Michael Lotito, an attorney with Littler in San Francisco, said, "I would not call leafleting passé, as it affords the parties the opportunity to chat about an issue, secure better understanding and have time for question and answer."

Social media is more of a supplement than a replacement for leafleting, said David Pryzbylski, an attorney with Barnes & Thornburg in Indianapolis.

[SHRM members-only toolkit: Complying with U.S. Labor Relations Laws in Nonunion Settings]

Employees' Right to Leaflet

While nonemployees' right to leaflet was restricted by the recent ruling, the decision is limited because it applies only to property owners and landlords that have no employer-employee relationship with the individuals who are leafleting, explained Mark Kisicki, an attorney with Ogletree Deakins in Phoenix.

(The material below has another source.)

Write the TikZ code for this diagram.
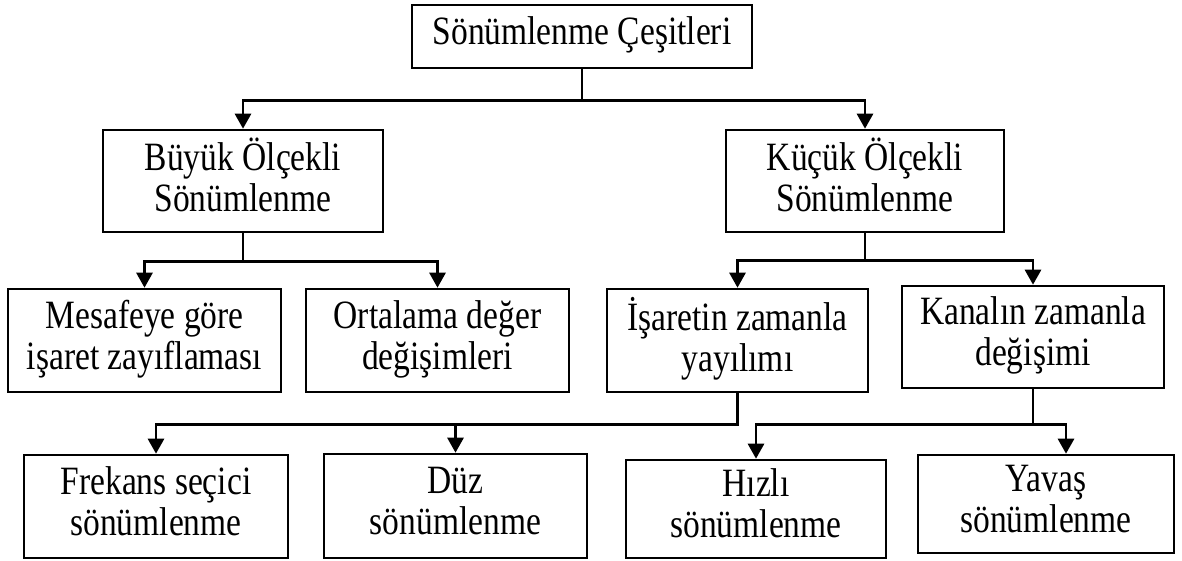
\documentclass[tikz,border=0pt]{standalone}
\usepackage{fontspec}
\usepackage{graphicx}
\setmainfont{Liberation Serif}
\usetikzlibrary{arrows.meta}
\newcommand{\tbx}[1]{\scalebox{1}[1.2]{\begin{tabular}{@{}c@{}}#1\end{tabular}}}
\begin{document}
\begin{tikzpicture}[x=1pt,y=-1pt,
 box/.style={draw, line width=2.6pt, inner sep=0pt, align=center, font=\fontsize{33.5}{34}\selectfont},
 conn/.style={line width=2.8pt},
 arr/.style={conn, -{Triangle[length=15pt,width=16pt]}}]
\useasboundingbox (0,0) rectangle (1182,560);
\node[box, minimum width=340pt, minimum height=63pt] (top) at (582,36.5) {\tbx{Sönümlenme Çeşitleri}};
\node[box, minimum width=280pt, minimum height=102pt] (buyuk) at (243,181) {\tbx{Büyük Ölçekli\\Sönümlenme}};
\node[box, minimum width=278pt, minimum height=102pt] (kucuk) at (865,181) {\tbx{Küçük Ölçekli\\Sönümlenme}};
\node[box, minimum width=273pt, minimum height=103pt] (mesafe) at (144.5,340.5) {\tbx{Mesafeye göre\\işaret zayıflaması}};
\node[box, minimum width=263pt, minimum height=103pt] (ortalama) at (437.5,340.5) {\tbx{Ortalama değer\\değişimleri}};
\node[box, minimum width=261pt, minimum height=103pt] (isaret) at (737.5,340.5) {\tbx{İşaretin zamanla\\yayılımı}};
\node[box, minimum width=262pt, minimum height=102pt] (kanal) at (1033,337) {\tbx{Kanalın zamanla\\değişimi}};
\node[box, minimum width=264pt, minimum height=103pt] (frekans) at (156,506.5) {\tbx{Frekans seçici\\sönümlenme}};
\node[box, minimum width=263pt, minimum height=104pt] (duz) at (455.5,506) {\tbx{Düz\\sönümlenme}};
\node[box, minimum width=260pt, minimum height=98pt] (hizli) at (756,509) {\tbx{Hızlı\\sönümlenme}};
\node[box, minimum width=256pt, minimum height=98pt] (yavas) at (1046,504) {\tbx{Yavaş\\sönümlenme}};

\draw[arr] (top.south) -- ++(0,31) -| (buyuk.north);
\draw[arr] (top.south) -- ++(0,31) -| (kucuk.north);
\draw[arr] (buyuk.south) -- ++(0,28) -| (mesafe.north);
\draw[arr] (buyuk.south) -- ++(0,28) -| (ortalama.north);
\draw[arr] (kucuk.south) -- ++(0,27) -| (isaret.north);
\draw[arr] (kucuk.south) -- ++(0,27) -| (kanal.north);
\draw[arr] (isaret.south) -- ++(0,31) -| (frekans.north);
\draw[arr] (isaret.south) -- ++(0,31) -| (duz.north);
\draw[arr] (kanal.south) -- ++(0,35) -| (hizli.north);
\draw[arr] (kanal.south) -- ++(0,35) -| ([xshift=20pt]yavas.north);
\end{tikzpicture}
\end{document}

If the property owner or landlord is the employer of the individuals handing out leaflets, the employees have the right under the NLRA to leaflet to a certain extent. Off-duty employees may leaflet if the employer has not adopted and consistently enforced rules that preclude off-duty employees from engaging in leafleting, he said. Employees who are on duty have a right to leaflet, at a minimum, in nonwork areas during nonwork times.

Defending Property Rights

In order to restrict leafleting by off-duty employees, Kisicki said employers must:

  • Have a rule that limits off-duty employees' access to the property and disseminate the rule to all employees.
  • Limit off-duty employee access to interior spaces and work areas but not restrict access to public areas and external, nonwork areas, such as parking lots.
  • Consistently enforce the rule—not simply enforce it for the first time when off-duty employees engage in union organizing or other activities protected by the NLRA.

"The property lines must be clearly understood by the enforcers of the rule," Lotito said. "Often what is and what is not company property is not well-understood."

The NLRB's ruling is a good reminder that employers should draft and implement a no solicitation/no distribution policy that defines when and where activities such as leafleting can occur, Pryzbylski observed.

"In our complicated economy where an employer may rely on suppliers, vendors and other companies, the existence of these relationships—and the occasional presence on the employer's property of people who work for other companies—does not eliminate the employer's property rights, including the right to control property access and activities engaged in by vendor or supplier employees," said Philip Miscimarra, an attorney with Morgan Lewis in Washington, D.C.

Miscimarra, a former chairman of the NLRB, cautioned that employees of these other businesses will be treated like employees of a property owner if:

  • The employees work both regularly and exclusively on the property.
  • Being present on the property is the only reasonable means to communicate the employees' message.

This decision is Bexar County Performing Arts Center Foundation d/b/a/ Tobin Center for the Performing Arts and Local 23, American Federation of Musicians, 368 NLRB 46.